Нексе с восхищением хлопнул себя по колену.
— Ты чудо, девочка! Что бы я без тебя делал?.. Знаешь, — продолжал он задумчиво, — иной раз страх берет: как жить дальше? А глянешь на соседские семьи, и становится стыдно за свое благополучие.
— Да, — тихо сказала Маргрете, — нам ли жаловаться, когда кругом такая беда, такая нищета?
— А главное — надо работать. Остальное приложится.
— Только поешь сначала. Мне посчастливилось достать кусочек почти свежей конины.
— Спасибо, дорогая. Лучше попозже. Лев Толстой говорил, что писать надо на пустой желудок. Иначе плохо думается.
— Типичное рассуждение заевшегося человека! Граф — что с него взять? — не на шутку рассердилась Маргрете…
Нексе работал. Это надо было видеть. Наверное, лишь Бальзак, о чем существует множество свидетельств, был столь же мощно выразителен в своей подпоясанной вервием сутане, когда он предавался тому неистовому действу, что бескровные литературоведы называют «творческим процессом». Вдохновенье сочеталось с адовым трудом каменотеса или молотобойца, самозабвенье с воловьей выносливостью. Нексе исписывал груду бумаги, но большая часть летела под стол, в мусорную корзину; немели пальцы, сжимающие перо, стекающий со лба пот слепил глаза. Ведь тут творилась вторая вселенная, ничем не уступающая первой.
Видения, теснившиеся в мозгу Нексе, становились образами на бумаге, обретая порой материальную форму…
…Вот мечется по улицам Копенгагена маленькая женщина, похожая на девочку-подростка, с нежным, тающим лицом. Ну, конечно, это Дитте — дитя человеческое. Она разыскивает своего
Скрипнула дверь, прогнав видения. Нексе с раздражением обернулся. Вошла Маргрете с подносом, на котором бутылка пива и три бутерброда.
— О, господи! — взъярился Нексе. — Неужели нельзя не мешать? Я же просил…
— Милый, ты знаешь, который час?
— Н-нет..
— Без четверти двенадцать. Нельзя же ужинать на другой день.

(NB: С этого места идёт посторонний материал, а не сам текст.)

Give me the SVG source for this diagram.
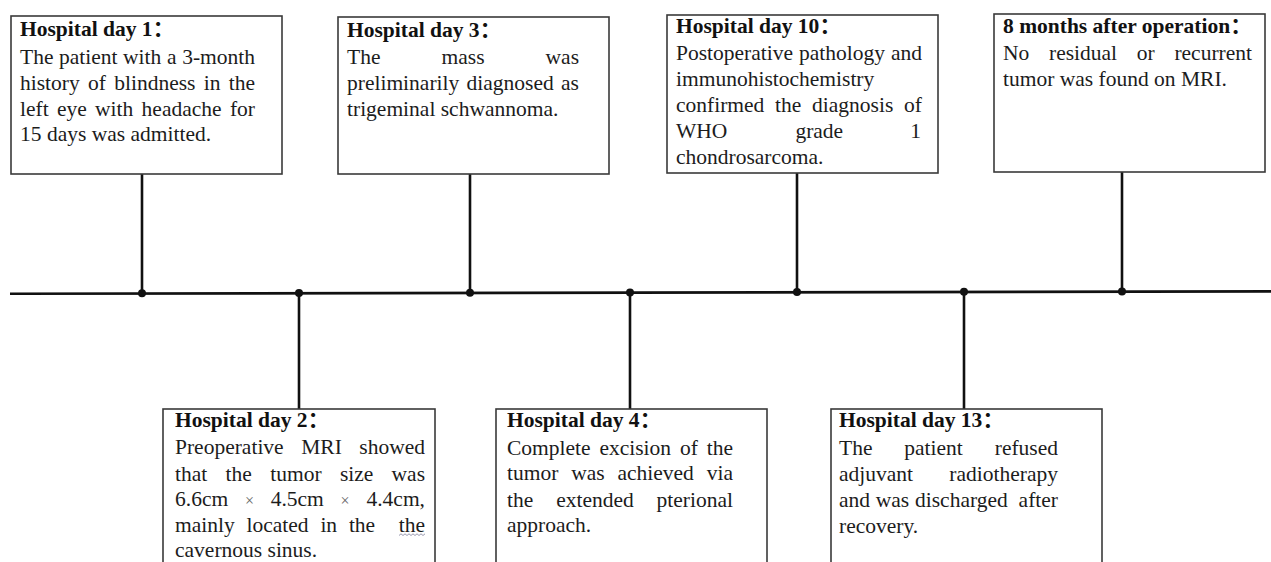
<svg xmlns="http://www.w3.org/2000/svg" width="1271" height="562" viewBox="0 0 1271 562">
<style>
.box{fill:#ffffff;stroke:#3a3a3a;stroke-width:1.6}
.t{font-family:"Liberation Serif","Times New Roman","DejaVu Serif",serif;font-size:21.5px;fill:#1c1c1c}
.h{font-weight:bold;fill:#111}
.c{font-family:"Noto Sans CJK SC",sans-serif}
.e{text-anchor:end}
.x{font-size:16px;fill:#666}
.ln{stroke:#111;stroke-width:2.6;fill:none}
.dot{fill:#111}
</style>
<rect width="1271" height="562" fill="#ffffff"/>
<g id="connectors">
  <line class="ln" x1="10" y1="293.8" x2="1271" y2="291.4"/>
  <line class="ln" x1="142" y1="174" x2="142" y2="293.5"/>
  <line class="ln" x1="470" y1="174" x2="470" y2="293"/>
  <line class="ln" x1="797" y1="173" x2="797" y2="292.3"/>
  <line class="ln" x1="1122" y1="172" x2="1122" y2="291.8"/>
  <line class="ln" x1="299" y1="293.3" x2="299" y2="409"/>
  <line class="ln" x1="630" y1="293" x2="630" y2="409"/>
  <line class="ln" x1="964" y1="292.3" x2="964" y2="409"/>
  <circle class="dot" cx="142" cy="293.3" r="4"/>
  <circle class="dot" cx="299" cy="293" r="4"/>
  <circle class="dot" cx="470" cy="292.7" r="4"/>
  <circle class="dot" cx="630" cy="292.4" r="4"/>
  <circle class="dot" cx="797" cy="292.1" r="4"/>
  <circle class="dot" cx="964" cy="291.8" r="4"/>
  <circle class="dot" cx="1122" cy="291.5" r="4"/>
</g>
<g id="day1">
  <rect class="box" x="11" y="16" width="271" height="158"/>
  <text class="t h" x="20" y="36">Hospital day 1<tspan class="c">：</tspan></text>
  <text class="t" y="64"><tspan x="20">The</tspan><tspan x="59">patient</tspan><tspan x="123.1">with</tspan><tspan x="166.9">a</tspan><tspan class="e" x="255">3-month</tspan></text>
  <text class="t" y="90"><tspan x="20">history</tspan><tspan x="88">of</tspan><tspan x="114.2">blindness</tspan><tspan x="203.7">in</tspan><tspan class="e" x="255">the</tspan></text>
  <text class="t" y="116"><tspan x="20">left</tspan><tspan x="57">eye</tspan><tspan x="95.1">with</tspan><tspan x="141.6">headache</tspan><tspan class="e" x="255">for</tspan></text>
  <text class="t" x="20" y="141">15 days was admitted.</text>
</g>
<g id="day3">
  <rect class="box" x="338" y="17" width="271" height="157"/>
  <text class="t h" x="347" y="37">Hospital day 3<tspan class="c">：</tspan></text>
  <text class="t" y="64"><tspan x="347">The</tspan><tspan x="441.5">mass</tspan><tspan class="e" x="579">was</tspan></text>
  <text class="t" y="90"><tspan x="347">preliminarily</tspan><tspan x="466.6">diagnosed</tspan><tspan class="e" x="579">as</tspan></text>
  <text class="t" x="347" y="116">trigeminal schwannoma.</text>
</g>
<g id="day10">
  <rect class="box" x="667" y="15" width="271" height="158"/>
  <text class="t h" x="676" y="33">Hospital day 10<tspan class="c">：</tspan></text>
  <text class="t" y="60"><tspan x="676">Postoperative</tspan><tspan x="799">pathology</tspan><tspan class="e" x="922">and</tspan></text>
  <text class="t" x="676" y="86">immunohistochemistry</text>
  <text class="t" y="112"><tspan x="676">confirmed</tspan><tspan x="775.1">the</tspan><tspan x="812.1">diagnosis</tspan><tspan class="e" x="922">of</tspan></text>
  <text class="t" y="138"><tspan x="676">WHO</tspan><tspan x="795.4">grade</tspan><tspan class="e" x="921">1</tspan></text>
  <text class="t" x="676" y="164">chondrosarcoma.</text>
</g>
<g id="month8">
  <rect class="box" x="994" y="14" width="271" height="158"/>
  <text class="t h" x="1003" y="33">8 months after operation<tspan class="c">：</tspan></text>
  <text class="t" y="60"><tspan x="1003">No</tspan><tspan x="1049">residual</tspan><tspan x="1136.8">or</tspan><tspan class="e" x="1252">recurrent</tspan></text>
  <text class="t" x="1003" y="86">tumor was found on MRI.</text>
</g>
<g id="day2">
  <rect class="box" x="163" y="409" width="272" height="170"/>
  <text class="t h" x="175" y="427">Hospital day 2<tspan class="c">：</tspan></text>
  <text class="t" y="454"><tspan x="175">Preoperative</tspan><tspan x="301.2">MRI</tspan><tspan class="e" x="425">showed</tspan></text>
  <text class="t" y="481"><tspan x="175">that</tspan><tspan x="225.6">the</tspan><tspan x="270.2">tumor</tspan><tspan x="339.9">size</tspan><tspan class="e" x="425">was</tspan></text>
  <text class="t" y="506"><tspan x="175">6.6cm</tspan><tspan class="x" x="244.9">×</tspan><tspan x="270.7">4.5cm</tspan><tspan class="x" x="340.6">×</tspan><tspan class="e" x="425">4.4cm,</tspan></text>
  <text class="t" y="532"><tspan x="175">mainly</tspan><tspan x="246.5">located</tspan><tspan x="320.4">in</tspan><tspan x="348.9">the</tspan><tspan class="e" x="425">the</tspan></text>
  <polyline points="399,535.5 401,533.8 403,535.5 405,533.8 407,535.5 409,533.8 411,535.5 413,533.8 415,535.5 417,533.8 419,535.5 421,533.8 423,535.5 425,533.8" fill="none" stroke="#8c8ca6" stroke-width="0.9"/>
  <text class="t" x="175" y="557">cavernous sinus.</text>
</g>
<g id="day4">
  <rect class="box" x="496" y="409" width="271" height="170"/>
  <text class="t h" x="507" y="427">Hospital day 4<tspan class="c">：</tspan></text>
  <text class="t" y="455"><tspan x="507">Complete</tspan><tspan x="599.4">excision</tspan><tspan x="679.9">of</tspan><tspan class="e" x="733">the</tspan></text>
  <text class="t" y="480"><tspan x="507">tumor</tspan><tspan x="571.2">was</tspan><tspan x="617.4">achieved</tspan><tspan class="e" x="733">via</tspan></text>
  <text class="t" y="507"><tspan x="507">the</tspan><tspan x="556.2">extended</tspan><tspan class="e" x="733">pterional</tspan></text>
  <text class="t" x="507" y="532">approach.</text>
</g>
<g id="day13">
  <rect class="box" x="831" y="409" width="271" height="170"/>
  <text class="t h" x="839" y="427">Hospital day 13<tspan class="c">：</tspan></text>
  <text class="t" y="455"><tspan x="839">The</tspan><tspan x="904.3">patient</tspan><tspan class="e" x="1058">refused</tspan></text>
  <text class="t" y="481"><tspan x="839">adjuvant</tspan><tspan class="e" x="1058">radiotherapy</tspan></text>
  <text class="t" y="507"><tspan x="839">and</tspan><tspan x="875.8">was</tspan><tspan x="915">discharged</tspan><tspan class="e" x="1058">after</tspan></text>
  <text class="t" x="839" y="533">recovery.</text>
</g>
</svg>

— Неужели так поздно? О, быстротекущее… Ладно, поставь тут.
— Как идет работа?
— Как паралитик за молотком. Огромное рвение, и никакой скорости.

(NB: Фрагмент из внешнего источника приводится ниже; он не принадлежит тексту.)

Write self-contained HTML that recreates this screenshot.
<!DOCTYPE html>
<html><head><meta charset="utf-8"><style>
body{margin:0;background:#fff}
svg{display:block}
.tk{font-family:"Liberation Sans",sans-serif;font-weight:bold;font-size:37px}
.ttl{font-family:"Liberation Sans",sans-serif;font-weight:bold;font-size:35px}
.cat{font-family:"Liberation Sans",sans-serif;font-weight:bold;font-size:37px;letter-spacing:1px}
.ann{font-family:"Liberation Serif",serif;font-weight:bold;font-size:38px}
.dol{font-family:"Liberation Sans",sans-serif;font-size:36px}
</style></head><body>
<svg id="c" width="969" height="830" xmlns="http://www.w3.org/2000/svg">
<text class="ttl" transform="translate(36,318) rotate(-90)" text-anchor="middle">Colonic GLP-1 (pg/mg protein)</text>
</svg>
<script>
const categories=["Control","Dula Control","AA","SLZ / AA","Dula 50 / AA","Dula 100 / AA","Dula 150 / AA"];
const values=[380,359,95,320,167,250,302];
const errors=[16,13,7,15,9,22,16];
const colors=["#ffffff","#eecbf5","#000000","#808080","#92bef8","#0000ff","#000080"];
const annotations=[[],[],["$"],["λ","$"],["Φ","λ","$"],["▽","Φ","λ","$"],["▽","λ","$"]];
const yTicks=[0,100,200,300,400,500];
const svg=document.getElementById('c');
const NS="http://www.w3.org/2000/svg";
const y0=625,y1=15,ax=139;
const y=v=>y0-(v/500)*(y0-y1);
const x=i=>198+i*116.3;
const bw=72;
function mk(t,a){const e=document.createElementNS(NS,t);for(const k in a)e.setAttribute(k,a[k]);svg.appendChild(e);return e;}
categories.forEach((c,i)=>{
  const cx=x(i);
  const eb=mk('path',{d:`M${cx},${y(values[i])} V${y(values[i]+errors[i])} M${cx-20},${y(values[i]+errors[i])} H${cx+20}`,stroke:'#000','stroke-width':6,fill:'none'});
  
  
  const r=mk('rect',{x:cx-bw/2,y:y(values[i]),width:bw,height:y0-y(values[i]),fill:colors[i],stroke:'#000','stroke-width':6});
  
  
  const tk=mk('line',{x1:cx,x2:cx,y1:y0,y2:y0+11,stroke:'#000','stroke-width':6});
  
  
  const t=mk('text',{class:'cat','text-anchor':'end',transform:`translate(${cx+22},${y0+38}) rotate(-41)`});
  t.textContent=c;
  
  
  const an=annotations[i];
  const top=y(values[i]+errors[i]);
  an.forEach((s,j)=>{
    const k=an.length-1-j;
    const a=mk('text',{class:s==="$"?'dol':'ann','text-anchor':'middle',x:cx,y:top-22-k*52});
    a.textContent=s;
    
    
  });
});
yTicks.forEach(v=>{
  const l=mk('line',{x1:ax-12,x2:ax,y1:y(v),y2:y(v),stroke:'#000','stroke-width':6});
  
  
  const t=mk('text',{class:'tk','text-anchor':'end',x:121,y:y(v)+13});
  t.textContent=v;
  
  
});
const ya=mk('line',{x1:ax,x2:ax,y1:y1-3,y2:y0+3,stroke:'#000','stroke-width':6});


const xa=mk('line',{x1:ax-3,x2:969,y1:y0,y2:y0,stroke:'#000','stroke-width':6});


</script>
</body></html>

— Ты наговариваешь на себя.
— Что за болезнь такая — писание? — шутливый тон не скрывал искреннего огорчения. — Все, что я делаю, не то, в лучшем случае — рядом. Я, как слепой плотник, который бьет по доске, по пальцам, только не по шляпке гвоздя. Какая пропасть между замыслом и тем, что получается на бумаге. Это настоящая мука, клянусь тебе! — Но тут самолюбие взяло верх. — Одно утешительно, что у других обстоит не лучше.
— У тебя все получится, — тряхнула головой Маргрете. — Как и всегда получалось.
— Ты думаешь? — ему хочется поверить. — Должно, обязано получиться. Наш дом, каша для детей, тухлая конина для нас — все в этих жалких листках.
— Там и еще кое-что, Мартин. Твое бессмертие.
— Ого!.. Ну, так высоко я не заношусь. Но ты молодец, старушка! — засмеялся Нексе. — Здорово умеешь меня завести. А теперь — ступай.
И она ушла, покорно, бесшумно, и прикрыла за собой дверь.
Он опять склонился над столом, даже не притронувшись к ужину.
Тот же кабинет. Утро. На столе нетронутый ужин. Небритый, усталый, с красными глазами, Нексе все так же сидел за рукописью. Едва ли он сознавал, какой сейчас час, даже какой сейчас день. Ведь у Дитте, его Дитте, несчастье: у нее отбирают швейную машинку, которую она почти выкупила. Он видит страданье огромных глаз на худеньком лице. Ласковый приемыш Петер утешает свою мамочку:
— Когда ты опять возьмешь машинку, мы будем ее караулить. Я все время буду стоять у двери, а если придут, скажу, что никого нет дома.